_The input_
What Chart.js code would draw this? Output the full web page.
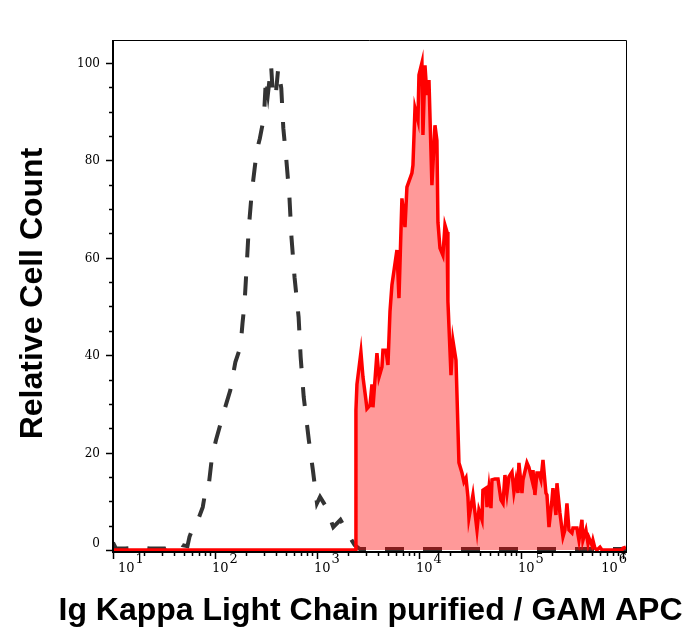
---
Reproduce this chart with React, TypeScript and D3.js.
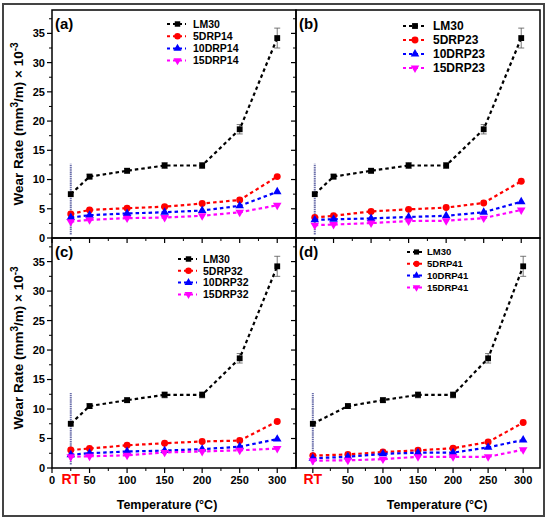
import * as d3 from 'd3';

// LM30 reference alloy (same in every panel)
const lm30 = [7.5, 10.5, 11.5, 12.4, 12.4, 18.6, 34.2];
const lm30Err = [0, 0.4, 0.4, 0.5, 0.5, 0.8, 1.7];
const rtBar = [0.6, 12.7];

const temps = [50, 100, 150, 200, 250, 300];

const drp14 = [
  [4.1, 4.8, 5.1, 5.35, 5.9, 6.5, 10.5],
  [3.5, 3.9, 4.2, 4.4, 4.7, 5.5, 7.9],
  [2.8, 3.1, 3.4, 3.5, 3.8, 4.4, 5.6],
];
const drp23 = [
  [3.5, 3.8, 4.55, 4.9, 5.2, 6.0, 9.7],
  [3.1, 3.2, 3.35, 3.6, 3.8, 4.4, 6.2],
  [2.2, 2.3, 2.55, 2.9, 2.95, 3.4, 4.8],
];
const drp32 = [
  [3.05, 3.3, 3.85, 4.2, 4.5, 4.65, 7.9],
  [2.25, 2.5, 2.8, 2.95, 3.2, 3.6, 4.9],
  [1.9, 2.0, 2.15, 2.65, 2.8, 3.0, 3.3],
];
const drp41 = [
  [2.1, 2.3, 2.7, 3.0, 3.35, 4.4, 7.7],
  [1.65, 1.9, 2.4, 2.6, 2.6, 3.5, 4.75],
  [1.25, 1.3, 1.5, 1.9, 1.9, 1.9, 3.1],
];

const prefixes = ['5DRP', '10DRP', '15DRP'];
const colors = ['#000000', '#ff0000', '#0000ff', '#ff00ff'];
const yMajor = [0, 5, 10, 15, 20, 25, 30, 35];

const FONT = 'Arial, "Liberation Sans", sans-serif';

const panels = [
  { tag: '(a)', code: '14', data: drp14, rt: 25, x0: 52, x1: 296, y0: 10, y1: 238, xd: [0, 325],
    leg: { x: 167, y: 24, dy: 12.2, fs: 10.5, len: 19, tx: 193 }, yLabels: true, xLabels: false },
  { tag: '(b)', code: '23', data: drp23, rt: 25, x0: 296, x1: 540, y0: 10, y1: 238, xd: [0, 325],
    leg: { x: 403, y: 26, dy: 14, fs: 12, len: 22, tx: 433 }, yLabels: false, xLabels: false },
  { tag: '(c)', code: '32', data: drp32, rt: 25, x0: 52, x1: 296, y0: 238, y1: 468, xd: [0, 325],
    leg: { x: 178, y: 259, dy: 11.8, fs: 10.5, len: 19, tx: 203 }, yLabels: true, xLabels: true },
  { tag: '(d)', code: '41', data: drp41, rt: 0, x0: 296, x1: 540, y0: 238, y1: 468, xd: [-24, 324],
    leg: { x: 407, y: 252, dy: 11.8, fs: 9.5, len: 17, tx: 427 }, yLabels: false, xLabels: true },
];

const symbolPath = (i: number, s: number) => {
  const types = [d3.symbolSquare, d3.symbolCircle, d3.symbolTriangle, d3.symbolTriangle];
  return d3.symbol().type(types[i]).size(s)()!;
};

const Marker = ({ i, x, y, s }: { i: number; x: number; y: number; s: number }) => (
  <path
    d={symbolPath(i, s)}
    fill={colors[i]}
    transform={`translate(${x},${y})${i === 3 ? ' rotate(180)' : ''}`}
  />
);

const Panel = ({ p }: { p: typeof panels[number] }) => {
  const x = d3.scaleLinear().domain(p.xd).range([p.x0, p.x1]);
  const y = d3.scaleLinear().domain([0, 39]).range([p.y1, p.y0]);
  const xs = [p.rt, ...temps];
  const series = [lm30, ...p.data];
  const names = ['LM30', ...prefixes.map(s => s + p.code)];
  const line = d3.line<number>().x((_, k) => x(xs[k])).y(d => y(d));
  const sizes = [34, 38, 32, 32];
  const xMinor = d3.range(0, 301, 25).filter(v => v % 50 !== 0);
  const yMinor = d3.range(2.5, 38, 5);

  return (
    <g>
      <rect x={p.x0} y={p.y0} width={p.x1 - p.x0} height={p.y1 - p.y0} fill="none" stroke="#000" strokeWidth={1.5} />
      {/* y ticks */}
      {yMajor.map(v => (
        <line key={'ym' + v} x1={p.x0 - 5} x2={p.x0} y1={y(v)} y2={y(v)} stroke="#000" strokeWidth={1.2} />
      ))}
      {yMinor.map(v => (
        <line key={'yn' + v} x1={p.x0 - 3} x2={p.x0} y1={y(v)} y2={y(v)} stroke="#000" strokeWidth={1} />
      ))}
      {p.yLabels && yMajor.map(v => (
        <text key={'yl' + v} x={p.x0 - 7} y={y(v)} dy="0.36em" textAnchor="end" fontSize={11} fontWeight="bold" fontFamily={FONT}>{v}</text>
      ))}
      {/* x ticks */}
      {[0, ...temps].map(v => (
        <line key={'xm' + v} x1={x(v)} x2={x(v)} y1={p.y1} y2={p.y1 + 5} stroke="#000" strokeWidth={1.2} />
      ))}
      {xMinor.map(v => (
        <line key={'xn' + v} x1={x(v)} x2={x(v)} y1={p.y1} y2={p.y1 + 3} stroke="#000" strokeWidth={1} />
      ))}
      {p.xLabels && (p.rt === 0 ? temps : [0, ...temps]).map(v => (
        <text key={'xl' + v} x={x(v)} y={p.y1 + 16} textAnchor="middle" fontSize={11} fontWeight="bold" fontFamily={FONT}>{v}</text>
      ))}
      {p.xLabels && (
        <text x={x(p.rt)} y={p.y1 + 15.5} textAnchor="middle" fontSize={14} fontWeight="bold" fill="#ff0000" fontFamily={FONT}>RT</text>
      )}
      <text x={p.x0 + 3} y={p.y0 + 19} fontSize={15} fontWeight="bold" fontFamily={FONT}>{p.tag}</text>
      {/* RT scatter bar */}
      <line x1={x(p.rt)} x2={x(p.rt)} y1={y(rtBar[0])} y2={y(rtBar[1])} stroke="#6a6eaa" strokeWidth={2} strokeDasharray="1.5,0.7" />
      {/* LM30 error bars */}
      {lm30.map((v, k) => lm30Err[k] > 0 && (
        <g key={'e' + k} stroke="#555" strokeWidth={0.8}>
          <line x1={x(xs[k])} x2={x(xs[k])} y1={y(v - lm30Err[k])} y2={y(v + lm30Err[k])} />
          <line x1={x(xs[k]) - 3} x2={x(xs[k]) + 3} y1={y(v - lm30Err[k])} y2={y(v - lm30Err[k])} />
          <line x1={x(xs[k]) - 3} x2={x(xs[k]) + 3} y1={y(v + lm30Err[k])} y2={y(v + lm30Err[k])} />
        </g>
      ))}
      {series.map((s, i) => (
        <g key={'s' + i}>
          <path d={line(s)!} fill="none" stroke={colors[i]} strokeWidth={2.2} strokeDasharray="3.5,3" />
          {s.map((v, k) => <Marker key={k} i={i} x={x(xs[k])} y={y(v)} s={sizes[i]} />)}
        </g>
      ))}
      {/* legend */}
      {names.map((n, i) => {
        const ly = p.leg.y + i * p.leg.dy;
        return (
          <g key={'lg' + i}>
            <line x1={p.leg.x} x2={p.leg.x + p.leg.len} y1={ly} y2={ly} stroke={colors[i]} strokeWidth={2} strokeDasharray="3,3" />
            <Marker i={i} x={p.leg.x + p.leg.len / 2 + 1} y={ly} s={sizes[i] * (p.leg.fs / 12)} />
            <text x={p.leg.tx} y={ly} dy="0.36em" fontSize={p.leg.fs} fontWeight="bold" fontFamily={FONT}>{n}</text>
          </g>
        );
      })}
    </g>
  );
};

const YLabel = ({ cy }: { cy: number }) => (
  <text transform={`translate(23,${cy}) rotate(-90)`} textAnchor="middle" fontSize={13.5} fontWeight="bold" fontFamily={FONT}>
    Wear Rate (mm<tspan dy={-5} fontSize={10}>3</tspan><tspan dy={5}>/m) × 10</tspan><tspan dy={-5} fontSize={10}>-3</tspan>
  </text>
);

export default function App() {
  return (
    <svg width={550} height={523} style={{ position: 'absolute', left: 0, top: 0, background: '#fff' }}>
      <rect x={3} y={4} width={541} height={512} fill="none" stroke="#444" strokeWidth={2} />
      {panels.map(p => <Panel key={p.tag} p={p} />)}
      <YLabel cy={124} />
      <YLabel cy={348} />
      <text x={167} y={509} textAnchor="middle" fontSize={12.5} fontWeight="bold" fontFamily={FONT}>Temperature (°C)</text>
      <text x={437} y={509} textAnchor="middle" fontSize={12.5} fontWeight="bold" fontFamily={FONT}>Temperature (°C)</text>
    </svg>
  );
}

_Aim_
Gather each line in these records that contains the string "code".

_Completed exercise_
What Chart.js code would draw this? Output the full web page.
  { tag: '(a)', code: '14', data: drp14, rt: 25, x0: 52, x1: 296, y0: 10, y1: 238, xd: [0, 325],
  { tag: '(b)', code: '23', data: drp23, rt: 25, x0: 296, x1: 540, y0: 10, y1: 238, xd: [0, 325],
  { tag: '(c)', code: '32', data: drp32, rt: 25, x0: 52, x1: 296, y0: 238, y1: 468, xd: [0, 325],
  { tag: '(d)', code: '41', data: drp41, rt: 0, x0: 296, x1: 540, y0: 238, y1: 468, xd: [-24, 324],
  const names = ['LM30', ...prefixes.map(s => s + p.code)];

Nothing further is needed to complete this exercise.